Minnesota does not have known official state colors.

Minnesota proposed in 2016 to make its official color
- Purple
in honor of the musician Prince; however, the motion did not succeed.

==Nevada==

Nevada's official colors are:
- Silver
- Blue

Blue stands for Lake Tahoe and the mountain bluebird, while silver stands for the granite of the Sierra Nevada and the silver country of northern Nevada.

==New Hampshire==

New Hampshire does not have known official state colors.

New Hampshire proposed in 2013 to make the colors
- Orange
- Red
- Yellow

its official state colors; however, the motion did not succeed.

==New Jersey==

New Jersey's official colors are:
- Jersey Blue
- Buff

Using the Cable color system developed by the Color Association of the United States, Jersey Blue was defined as Cable No. 70087; Buff was defined as Cable No. 65015. The Office of the Secretary of State of New Jersey gives the blue and buff color hexadecimal equivalents as #2484C6 and #E1B584, respectively.

==New York==

New York does not have known official state colors in law, but does define specific color shades in their official branding guide:
- Dark Blue
- Light Blue
- Gold

==North Carolina==

North Carolina's official colors are:
- Red
- Blue
Specifically, the same shades "appearing in the North Carolina State flag and the American flag."

==Ohio==

Ohio does not have known official state colors in law, but does define specific color shades in their official branding guide, inspired by the Flag of Ohio:
- Buckeye Blue
- Cardinal Red
- White

==Oklahoma==

Oklahoma's official colors are:
- Green
- White

==Oregon==

Oregon's official colors are:
- Navy blue
- Gold

They were adopted in 1959.

==Pennsylvania==

Pennsylvania does not have known official state colors.

No official state colors are listed on the Commonwealth's State Symbols webpage, and no resolution or legislation designating state colors is known to exist.

Some sources erroneously cite blue and gold due to their prominence on the state license plate and the state flag, but these colors are coincidentally predominant on many current and historical US state license plates and on most blue "seal on a bedsheet" US state flags, including Pennsylvania's and at least 19 others.)

==South Carolina==

South Carolina's official color is:
- Indigo blue

It was adopted in 2008.

==Vermont==

Vermont does not have known official state colors.

Vermont proposed in 2007 to make the colors
- Green
- Gold

its official state colors; however, the motion did not succeed.

==Washington==

Washington does not have known official state colors.
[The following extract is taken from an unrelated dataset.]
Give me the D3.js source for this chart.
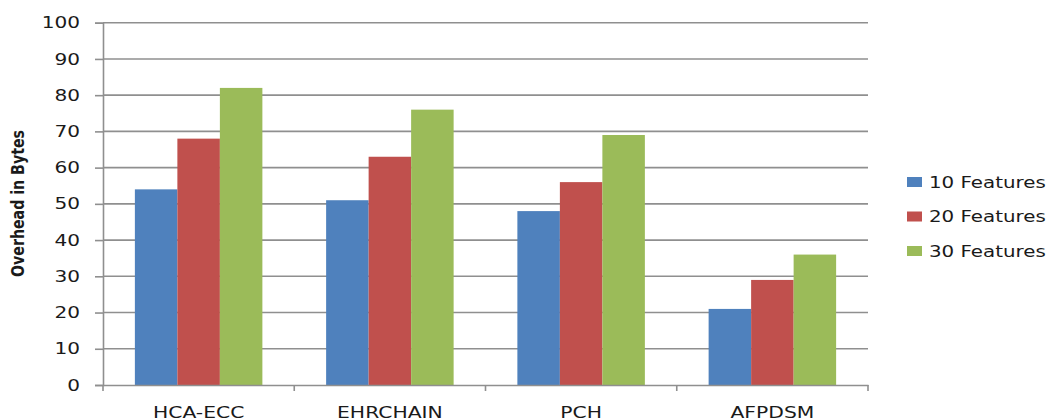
<!DOCTYPE html>
<html>
<head>
<meta charset="utf-8">
<script src="https://cdn.jsdelivr.net/npm/d3@7"></script>
<style>
  html, body { margin: 0; padding: 0; background: #fff; }
  svg { display: block; }
  text { font-family: "DejaVu Sans", Verdana, sans-serif; fill: #1a1a1a; }
</style>
</head>
<body>
<svg id="chart" width="1055" height="420"></svg>
<script>
// Overhead (bytes) per scheme for each feature count
const categories = ["HCA-ECC", "EHRCHAIN", "PCH", "AFPDSM"];
const seriesNames = ["10 Features", "20 Features", "30 Features"];
const features10 = [54, 51, 48, 21];
const features20 = [68, 63, 56, 29];
const features30 = [82, 76, 69, 36];
const yTicks = [0, 10, 20, 30, 40, 50, 60, 70, 80, 90, 100];
const colors = ["#4F81BD", "#C0504D", "#9BBB59"];

const seriesValues = [features10, features20, features30];

const svg = d3.select("#chart");
const plot = { left: 103, right: 868, top: 22.7, bottom: 385 };

const x = d3.scaleBand()
  .domain(categories)
  .range([plot.left, plot.right])
  .paddingInner(0)
  .paddingOuter(0);

// bars fill 3 slots with a 150% gap split around them
const xInner = d3.scaleBand()
  .domain(seriesNames)
  .range([0, x.bandwidth()])
  .paddingOuter(0.75)
  .paddingInner(0);

const y = d3.scaleLinear().domain([0, 100]).range([plot.bottom, plot.top]);

const gridColor = "#8f8f8f";

// horizontal gridlines
svg.append("g")
  .selectAll("line")
  .data(yTicks.filter(d => d > 0))
  .join("line")
  .attr("x1", plot.left).attr("x2", plot.right)
  .attr("y1", d => y(d)).attr("y2", d => y(d))
  .attr("stroke", gridColor).attr("stroke-width", 1.6);

// bars
const groups = svg.append("g")
  .selectAll("g")
  .data(categories)
  .join("g")
  .attr("transform", d => `translate(${x(d)},0)`);

groups.selectAll("rect")
  .data((c, i) => seriesNames.map((s, j) => ({ s, j, v: seriesValues[j][i] })))
  .join("rect")
  .attr("x", d => xInner(d.s))
  .attr("width", xInner.bandwidth())
  .attr("y", d => y(d.v))
  .attr("height", d => y(0) - y(d.v))
  .attr("fill", d => colors[d.j]);

// y axis
const yAxis = svg.append("g")
  .attr("transform", `translate(${plot.left},0)`)
  .call(d3.axisLeft(y).tickValues(yTicks).tickSize(8).tickPadding(0).tickFormat(d3.format("d")));
yAxis.select(".domain").attr("stroke", gridColor).attr("stroke-width", 1.6);
yAxis.selectAll(".tick line").attr("stroke", gridColor).attr("stroke-width", 1.6);
yAxis.selectAll(".tick text")
  .attr("x", null).attr("dy", null)
  .attr("text-anchor", "end")
  .attr("dominant-baseline", "central")
  .attr("font-size", 15)
  .attr("font-family", "DejaVu Sans, Verdana, sans-serif")
  .attr("fill", "#1a1a1a")
  .attr("transform", "translate(-23,0) scale(1.34,1)");

// x axis
const xAxis = svg.append("g")
  .attr("transform", `translate(0,${plot.bottom})`)
  .call(d3.axisBottom(x).tickSize(0).tickPadding(0));
xAxis.select(".domain").attr("stroke", gridColor).attr("stroke-width", 1.6);
xAxis.selectAll(".tick text")
  .attr("y", null).attr("dy", null)
  .attr("font-size", 16)
  .attr("font-family", "DejaVu Sans, Verdana, sans-serif")
  .attr("fill", "#1a1a1a")
  .attr("transform", "translate(0,33) scale(1.27,1)");

// category separators on the x axis
const bounds = categories.map(c => x(c)).concat([plot.right]);
svg.append("g")
  .selectAll("line")
  .data(bounds)
  .join("line")
  .attr("x1", d => d).attr("x2", d => d)
  .attr("y1", plot.bottom).attr("y2", plot.bottom + 6)
  .attr("stroke", gridColor).attr("stroke-width", 1.6);

// y axis title
svg.append("text")
  .attr("transform", `translate(24,${(130 + 277) / 2}) rotate(-90)`)
  .attr("text-anchor", "middle")
  .attr("font-family", "'Liberation Sans Narrow', 'DejaVu Sans Condensed', Arial, sans-serif")
  .attr("font-weight", "bold")
  .attr("font-size", 17)
  .attr("textLength", 147)
  .attr("lengthAdjust", "spacingAndGlyphs")
  .attr("fill", "#000")
  .text("Overhead in Bytes");

// legend
const legend = svg.append("g")
  .selectAll("g")
  .data(seriesNames)
  .join("g")
  .attr("transform", (d, i) => `translate(907,${182 + i * 34.5})`);

legend.append("rect")
  .attr("x", 0).attr("y", -5)
  .attr("width", 15).attr("height", 10)
  .attr("fill", (d, i) => colors[i]);

legend.append("text")
  .attr("transform", "translate(22,0) scale(1.24,1)")
  .attr("dominant-baseline", "central")
  .attr("font-size", 16)
  .text(d => d);
</script>
</body>
</html>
No official state colors are listed the state legislature's State Symbols webpage nor in Chapter 1.20 of the Revised Code of Washington (where other official symbols are designated). Some sources list dark green and gold/yellow, the two colors specified for the flag by law since 1925.

==West Virginia==

West Virginia's official colors are:
- Old gold
- Blue

They were adopted in 1963.

==Wyoming==

Wyoming does not have known official state colors.

Wyoming proposed in 2003 to make the colors
- Brown
- Yellow

its official state colors in honor of the University of Wyoming Cowboys 1980 football uniforms; however, the motion did not succeed.